Todo ese sonido, todo ese ambiente me recuerda a las novelas de pensión y casa de huéspedes, de habitaciones por horas y de madame entrada en carnes con los ojos pintarrajeados de azul. De telarañas y de abortos silenciados como en la novela de Martín Santos.
Se puede percibir el olor a vómito y la náusea contenida por culpa de las bocanadas del ir y venir arrodillada frente a la falocracia. Son líneas de una literatura que huele a tabaco y a alcohol. Al beso pastoso y sucio de un sapo, como en La Regenta de Clarín. A la caricia de unos dedos amarillentos por culpa de la nicotina. Novelas de grasa en los cuellos de la camisa y lamparones de comidas opíparas en el pliegue de la corbata.

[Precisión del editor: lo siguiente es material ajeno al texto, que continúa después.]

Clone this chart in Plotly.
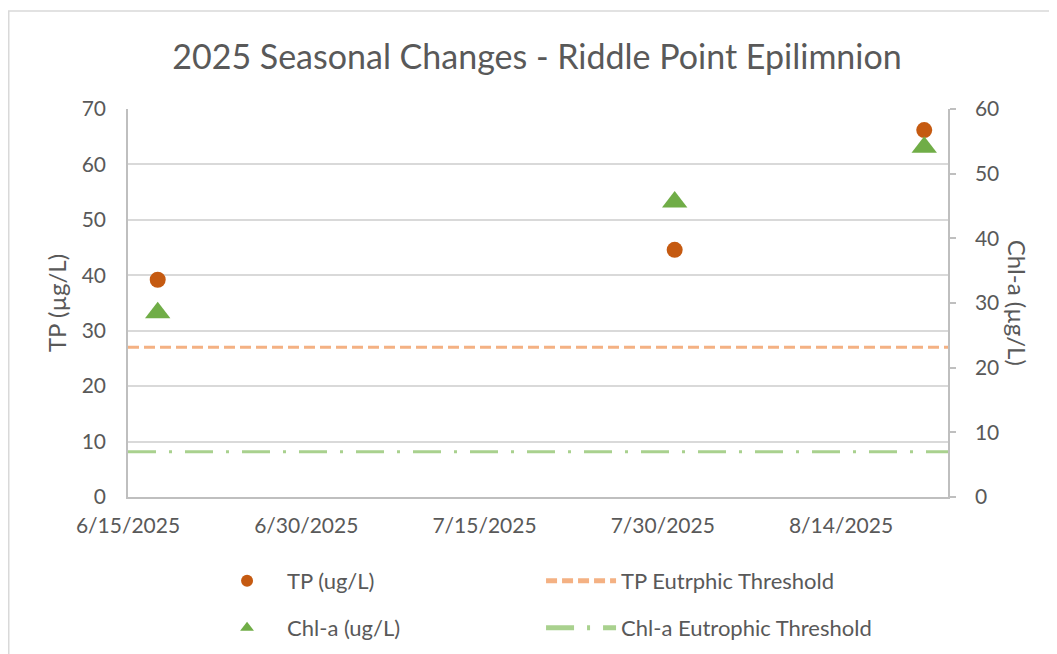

«Ese ambiente de barra de bar, de últimos de la noche, de chulos y floristas, de calles muertas en la madrugada y ascensores de luz amarilla», como escribiera Jaime Gil de Biedma, ha vuelto a resurgir al son de una manada de políticos.

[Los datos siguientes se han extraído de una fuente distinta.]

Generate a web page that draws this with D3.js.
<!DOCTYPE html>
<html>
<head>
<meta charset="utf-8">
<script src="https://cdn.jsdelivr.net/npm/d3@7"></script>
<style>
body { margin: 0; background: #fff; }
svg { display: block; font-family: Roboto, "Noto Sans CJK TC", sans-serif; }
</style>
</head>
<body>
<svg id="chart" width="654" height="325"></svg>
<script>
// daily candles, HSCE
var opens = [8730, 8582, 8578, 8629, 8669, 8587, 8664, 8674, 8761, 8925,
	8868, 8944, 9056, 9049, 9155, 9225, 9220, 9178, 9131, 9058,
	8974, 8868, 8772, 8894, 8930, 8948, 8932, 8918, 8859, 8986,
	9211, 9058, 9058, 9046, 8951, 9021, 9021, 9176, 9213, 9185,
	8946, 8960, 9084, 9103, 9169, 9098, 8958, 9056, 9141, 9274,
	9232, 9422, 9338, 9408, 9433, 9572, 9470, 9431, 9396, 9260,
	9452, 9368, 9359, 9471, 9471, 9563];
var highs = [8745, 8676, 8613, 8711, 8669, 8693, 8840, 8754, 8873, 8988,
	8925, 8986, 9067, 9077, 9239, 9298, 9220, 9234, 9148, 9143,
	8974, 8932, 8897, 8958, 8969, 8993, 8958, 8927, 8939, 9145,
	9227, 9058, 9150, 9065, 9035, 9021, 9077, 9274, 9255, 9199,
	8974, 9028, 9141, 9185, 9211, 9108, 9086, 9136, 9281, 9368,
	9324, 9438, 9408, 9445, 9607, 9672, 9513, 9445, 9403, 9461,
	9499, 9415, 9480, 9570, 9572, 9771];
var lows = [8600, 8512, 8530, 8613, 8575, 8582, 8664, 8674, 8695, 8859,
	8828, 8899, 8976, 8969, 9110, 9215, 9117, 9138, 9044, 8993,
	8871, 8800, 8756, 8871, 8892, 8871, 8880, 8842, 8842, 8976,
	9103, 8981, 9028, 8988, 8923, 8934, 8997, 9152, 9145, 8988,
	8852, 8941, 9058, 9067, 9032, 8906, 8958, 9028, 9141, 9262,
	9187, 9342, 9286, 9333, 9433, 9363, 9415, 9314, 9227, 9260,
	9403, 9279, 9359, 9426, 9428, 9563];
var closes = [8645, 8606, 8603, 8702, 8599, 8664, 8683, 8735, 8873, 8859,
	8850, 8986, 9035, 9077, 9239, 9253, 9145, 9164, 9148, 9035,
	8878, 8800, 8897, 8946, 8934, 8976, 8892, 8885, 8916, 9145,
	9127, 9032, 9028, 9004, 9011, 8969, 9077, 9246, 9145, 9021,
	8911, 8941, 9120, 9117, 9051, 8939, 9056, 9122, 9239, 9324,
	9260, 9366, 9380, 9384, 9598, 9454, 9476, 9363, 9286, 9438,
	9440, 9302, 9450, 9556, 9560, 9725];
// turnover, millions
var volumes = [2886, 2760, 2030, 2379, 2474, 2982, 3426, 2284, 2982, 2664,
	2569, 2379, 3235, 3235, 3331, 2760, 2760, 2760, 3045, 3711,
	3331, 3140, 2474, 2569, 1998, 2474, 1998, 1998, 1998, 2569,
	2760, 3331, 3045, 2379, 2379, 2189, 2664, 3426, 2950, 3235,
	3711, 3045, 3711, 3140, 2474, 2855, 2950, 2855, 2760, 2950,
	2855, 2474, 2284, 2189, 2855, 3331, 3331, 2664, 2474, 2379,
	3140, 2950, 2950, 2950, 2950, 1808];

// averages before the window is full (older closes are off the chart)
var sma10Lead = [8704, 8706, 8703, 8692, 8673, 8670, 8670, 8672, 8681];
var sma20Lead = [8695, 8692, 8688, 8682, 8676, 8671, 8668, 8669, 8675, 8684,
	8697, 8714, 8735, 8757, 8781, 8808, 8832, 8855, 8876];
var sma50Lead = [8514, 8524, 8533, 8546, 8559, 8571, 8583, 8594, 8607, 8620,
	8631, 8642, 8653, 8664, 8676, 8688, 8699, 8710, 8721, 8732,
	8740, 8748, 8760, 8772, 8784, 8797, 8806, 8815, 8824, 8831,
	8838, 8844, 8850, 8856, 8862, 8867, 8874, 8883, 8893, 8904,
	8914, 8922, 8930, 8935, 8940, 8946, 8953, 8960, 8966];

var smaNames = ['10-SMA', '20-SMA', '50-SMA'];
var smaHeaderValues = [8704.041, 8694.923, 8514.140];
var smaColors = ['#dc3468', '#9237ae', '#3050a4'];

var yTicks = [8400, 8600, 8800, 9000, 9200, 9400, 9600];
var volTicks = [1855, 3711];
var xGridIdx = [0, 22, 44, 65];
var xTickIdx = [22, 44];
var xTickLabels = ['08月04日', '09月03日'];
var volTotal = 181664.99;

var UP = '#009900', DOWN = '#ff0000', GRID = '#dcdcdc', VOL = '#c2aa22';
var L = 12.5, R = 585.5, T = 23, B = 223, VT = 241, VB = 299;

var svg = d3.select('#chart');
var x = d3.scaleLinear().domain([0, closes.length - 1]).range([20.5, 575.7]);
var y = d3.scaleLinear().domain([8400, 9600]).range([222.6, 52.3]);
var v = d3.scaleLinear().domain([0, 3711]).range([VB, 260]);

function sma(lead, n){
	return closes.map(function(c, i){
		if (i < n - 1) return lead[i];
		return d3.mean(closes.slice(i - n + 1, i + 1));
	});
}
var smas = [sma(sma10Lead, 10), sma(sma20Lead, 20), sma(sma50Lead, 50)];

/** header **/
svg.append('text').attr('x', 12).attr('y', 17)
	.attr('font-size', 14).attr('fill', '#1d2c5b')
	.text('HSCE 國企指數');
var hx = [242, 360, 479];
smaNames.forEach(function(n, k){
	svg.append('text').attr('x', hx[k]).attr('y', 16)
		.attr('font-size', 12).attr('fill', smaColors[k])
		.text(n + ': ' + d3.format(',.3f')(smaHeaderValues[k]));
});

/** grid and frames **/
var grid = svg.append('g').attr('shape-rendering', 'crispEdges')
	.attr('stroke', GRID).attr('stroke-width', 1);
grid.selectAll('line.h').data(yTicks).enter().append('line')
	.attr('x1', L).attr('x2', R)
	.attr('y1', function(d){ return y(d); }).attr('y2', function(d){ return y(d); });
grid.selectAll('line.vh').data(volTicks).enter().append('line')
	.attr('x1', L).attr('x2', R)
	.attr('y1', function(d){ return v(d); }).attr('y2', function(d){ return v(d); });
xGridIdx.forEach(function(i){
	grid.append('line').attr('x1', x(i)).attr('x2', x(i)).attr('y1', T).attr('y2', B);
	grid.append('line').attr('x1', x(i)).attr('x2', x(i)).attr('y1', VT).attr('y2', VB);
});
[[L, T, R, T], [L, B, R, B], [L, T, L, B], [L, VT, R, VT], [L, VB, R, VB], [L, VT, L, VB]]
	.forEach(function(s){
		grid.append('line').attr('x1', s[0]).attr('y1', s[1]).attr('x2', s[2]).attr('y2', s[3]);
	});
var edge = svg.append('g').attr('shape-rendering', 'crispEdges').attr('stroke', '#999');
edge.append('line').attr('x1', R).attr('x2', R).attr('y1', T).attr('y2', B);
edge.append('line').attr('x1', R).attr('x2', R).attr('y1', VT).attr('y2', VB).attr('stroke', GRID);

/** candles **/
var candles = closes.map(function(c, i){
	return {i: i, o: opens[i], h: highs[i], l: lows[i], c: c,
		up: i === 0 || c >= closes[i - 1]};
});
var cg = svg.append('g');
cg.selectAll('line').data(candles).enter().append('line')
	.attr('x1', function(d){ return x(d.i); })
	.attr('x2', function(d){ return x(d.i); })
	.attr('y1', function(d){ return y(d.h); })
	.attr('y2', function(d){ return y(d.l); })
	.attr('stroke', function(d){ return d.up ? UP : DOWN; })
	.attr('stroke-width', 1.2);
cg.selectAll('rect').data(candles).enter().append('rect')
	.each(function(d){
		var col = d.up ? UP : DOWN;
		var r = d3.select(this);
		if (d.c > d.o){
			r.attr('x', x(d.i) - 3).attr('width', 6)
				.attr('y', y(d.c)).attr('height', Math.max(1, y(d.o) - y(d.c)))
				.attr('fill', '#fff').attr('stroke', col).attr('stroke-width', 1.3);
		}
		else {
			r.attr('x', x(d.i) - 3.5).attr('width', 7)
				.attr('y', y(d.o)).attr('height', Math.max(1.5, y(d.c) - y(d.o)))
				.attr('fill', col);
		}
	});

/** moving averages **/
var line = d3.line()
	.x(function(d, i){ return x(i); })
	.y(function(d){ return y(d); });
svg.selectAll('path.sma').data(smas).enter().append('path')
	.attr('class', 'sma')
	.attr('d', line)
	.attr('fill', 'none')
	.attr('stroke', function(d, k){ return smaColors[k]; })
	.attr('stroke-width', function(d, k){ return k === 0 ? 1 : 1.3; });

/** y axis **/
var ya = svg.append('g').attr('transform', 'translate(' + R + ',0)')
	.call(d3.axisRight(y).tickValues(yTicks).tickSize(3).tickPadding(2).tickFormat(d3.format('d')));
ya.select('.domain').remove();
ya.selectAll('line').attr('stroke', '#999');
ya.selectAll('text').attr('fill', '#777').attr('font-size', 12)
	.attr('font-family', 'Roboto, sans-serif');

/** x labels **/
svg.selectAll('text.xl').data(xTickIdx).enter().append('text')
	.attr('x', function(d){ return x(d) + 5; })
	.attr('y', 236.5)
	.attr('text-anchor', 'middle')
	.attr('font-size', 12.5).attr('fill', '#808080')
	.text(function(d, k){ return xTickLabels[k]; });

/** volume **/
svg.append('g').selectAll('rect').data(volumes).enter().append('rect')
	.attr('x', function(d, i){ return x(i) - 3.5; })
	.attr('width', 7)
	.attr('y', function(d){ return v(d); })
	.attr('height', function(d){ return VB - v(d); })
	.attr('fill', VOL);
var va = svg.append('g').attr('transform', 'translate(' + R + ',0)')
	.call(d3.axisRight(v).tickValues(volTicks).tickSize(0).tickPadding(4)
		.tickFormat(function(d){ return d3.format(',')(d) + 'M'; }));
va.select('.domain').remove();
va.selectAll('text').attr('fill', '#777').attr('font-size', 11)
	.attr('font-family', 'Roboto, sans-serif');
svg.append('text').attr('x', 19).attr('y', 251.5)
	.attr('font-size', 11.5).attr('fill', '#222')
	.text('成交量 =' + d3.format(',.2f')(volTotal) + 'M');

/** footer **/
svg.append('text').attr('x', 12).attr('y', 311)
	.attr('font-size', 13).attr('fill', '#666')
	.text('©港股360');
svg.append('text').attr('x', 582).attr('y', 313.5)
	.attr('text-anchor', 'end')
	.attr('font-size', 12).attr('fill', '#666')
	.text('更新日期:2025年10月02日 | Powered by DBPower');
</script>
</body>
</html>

Hay en cada imagen, en cada sonido arrebatado de esos videos el deje de un zángano. De un ignorante que ha podido crecer a la sombra de la política. De un tipo sin escrúpulos que se aprendió el discurso pero que, en modo alguno, le importa lo más mínimo el bien común. Son trazos del sonido de matón de barrio, del que robaba con amenazas el bocadillo al que veía más débil en el colegio. Son individuos que huelen a colonia mentolada, a hedor de vino en la ropa y a tufo de cigarro en el pelo; el pelo en pecho y la mano en la entrepierna. Individuos de risa burda y de andar chulesco, y por supuesto, machista.

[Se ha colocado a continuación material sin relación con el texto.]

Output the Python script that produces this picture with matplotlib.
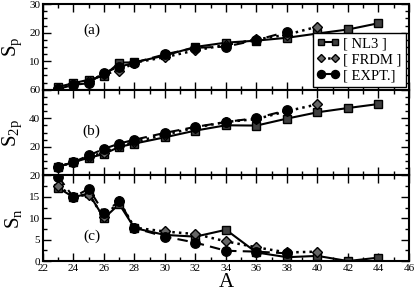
import matplotlib
matplotlib.use("Agg")
import matplotlib.pyplot as plt
from matplotlib.ticker import MultipleLocator, FuncFormatter

plt.rcParams['font.family'] = ['Liberation Serif', 'DejaVu Serif']
plt.rcParams['mathtext.fontset'] = 'custom'
plt.rcParams['mathtext.rm'] = 'Liberation Serif'
plt.rcParams['mathtext.it'] = 'Liberation Serif'

# ---- data ----
A_nl3 = [23, 24, 25, 26, 27, 28, 30, 32, 34, 36, 38, 40, 42, 44]
sp_nl3 = [1.0, 2.3, 3.5, 4.9, 9.5, 9.6, 12.0, 15.0, 16.5, 17.2, 18.2, 19.7, 21.1, 23.3]
s2p_nl3 = [6.0, 9.3, 12.3, 15.0, 20.0, 22.3, 26.7, 31.4, 35.1, 34.9, 39.8, 44.2, 47.2, 50.0]
sn_nl3 = [17.1, 14.9, 15.8, 10.0, 13.3, 7.7, 6.1, 5.7, 7.3, 2.0, 0.9, 1.2, 0.0, 0.8]

A_frdm = [23, 24, 25, 26, 27, 28, 30, 32, 34, 36, 38, 40]
sp_frdm = [0.6, 2.0, 3.0, 5.5, 6.6, 9.5, 11.4, 13.8, 15.7, 17.6, 19.3, 22.1]
s2p_frdm = [6.0, 9.3, 13.0, 16.0, 20.5, 23.5, 28.5, 33.5, 37.4, 39.5, 45.0, 49.8]
sn_frdm = [17.5, 15.0, 15.5, 10.2, 14.0, 7.8, 6.9, 6.3, 4.6, 3.2, 2.0, 2.2]

A_expt = [23, 24, 25, 26, 27, 28, 30, 32, 34, 36, 38]
sp_expt = [0.3, 1.7, 2.3, 6.0, 8.0, 9.5, 12.4, 14.7, 15.1, 17.4, 20.3]
s2p_expt = [6.0, 9.3, 14.0, 18.6, 22.3, 25.0, 29.8, 34.0, 37.4, 40.2, 45.6]
sn_expt = [19.7, 14.9, 16.9, 11.2, 14.0, 7.7, 5.7, 4.3, 2.4, 2.2, 1.8]

labels = ['[ NL3 ]', '[ FRDM ]', '[ EXPT.]']
panel_tags = ['(a)', '(b)', '(c)']
ylabels = [r'S$_{\rm p}$', r'S$_{\rm 2p}$', r'S$_{\rm n}$']
ylims = [(0, 30), (0, 60), (0, 20)]
ymajor = [10, 20, 5]
yminor = [2.5, 5, 2.5]
tag_pos = [(25.2, 21), (25.2, 31), (25.2, 5.8)]

fig = plt.figure(figsize=(4.15, 2.92), dpi=100)
fig.subplots_adjust(left=0.1036, right=0.9855, top=0.986, bottom=0.106, hspace=0)
axes = fig.subplots(3, 1, sharex=True)

series = [
    (sp_nl3, sp_frdm, sp_expt),
    (s2p_nl3, s2p_frdm, s2p_expt),
    (sn_nl3, sn_frdm, sn_expt),
]

def skip_zero(v, pos):
    return '' if abs(v) < 1e-9 else '%g' % v

for i, ax in enumerate(axes):
    nl3, frdm, expt = series[i]
    ax.plot(A_nl3, nl3, '-', color='black', lw=1.5, marker='s', ms=5.8,
            mfc='0.25', mec='black', mew=1.0, label=labels[0])
    ax.plot(A_frdm, frdm, ':', color='black', lw=1.8, marker='D', ms=5,
            mfc='0.4', mec='black', mew=1.0, label=labels[1])
    ax.plot(A_expt, expt, '--', color='black', lw=1.5, marker='o', ms=6.8,
            mfc='black', mec='black', label=labels[2], dashes=(5, 3))
    ax.set_xlim(22, 46)
    ax.set_ylim(*ylims[i])
    ax.xaxis.set_major_locator(MultipleLocator(2))
    ax.xaxis.set_minor_locator(MultipleLocator(1))
    ax.yaxis.set_major_locator(MultipleLocator(ymajor[i]))
    ax.yaxis.set_minor_locator(MultipleLocator(yminor[i]))
    if i < 2:
        ax.yaxis.set_major_formatter(FuncFormatter(skip_zero))
    ax.tick_params(which='both', direction='in', top=True, right=True,
                   labelsize=8, width=1.0, pad=2)
    ax.tick_params(which='major', length=6)
    ax.tick_params(which='minor', length=3)
    for s in ax.spines.values():
        s.set_linewidth(1.5)
    ax.set_ylabel(ylabels[i], fontsize=15, labelpad=4)
    ax.text(tag_pos[i][0], tag_pos[i][1], panel_tags[i], fontsize=11,
            ha='center', va='center')

leg = axes[0].legend(loc='lower right', fontsize=10.5, numpoints=2, handlelength=1.5,
                     frameon=True, fancybox=False, edgecolor='black',
                     borderpad=0.3, labelspacing=0.2, handletextpad=0.3,
                     borderaxespad=0.2, framealpha=1, markerscale=0.85)
leg.get_frame().set_linewidth(1.0)
axes[2].set_xlabel('A', fontsize=15, labelpad=0)

fig.savefig('out.png', dpi=100)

El banquete está servido. El festín de la carne. La felicidad del sexo y del dinero, sin más compromiso que el propio goce. Tocar, sorber, morder, derrochar, penetrar, irse, venirse, esconder, amenazar… toda una serie de verbos aprendidos en la trayectoria del bienestar político.
Dijo en cierta ocasión Ernesto Sábato, en su libro La resistencia: «creo en los cafés, en el diálogo, en la dignidad de la persona, en la libertad. Siento nostalgia, casi ansiedad de un infinito, pero humano, a nuestra medida». Sin embargo, toda esa esperanza la han dinamitado tipos como estos, que parecen personajes sacados de la peor novela. Tipos que se han encargado de hundir el sol en el horizonte para actuar libremente en las sombras, amparados por el rumor de alcantarillado y de cloaca. Cobijados por abogados torticeros. Tipejos que han enterrado en lodo valores como la honestidad, el gusto por las cosas bien hechas y el respeto a los demás. Chulos de arrabal sin vergüenza alguna, que pueden ser acusados de las peores corrupciones y a quienes se les sigue tratando como si no pasara nada. Como si fueran una víctima del sistema que ellos mismos se han encargado de degradar.
Ahora bien, tal y como dijo Montesquieu: «vistos los testigos, de carga y descarga, tu cara y tus orejas, yo te condeno».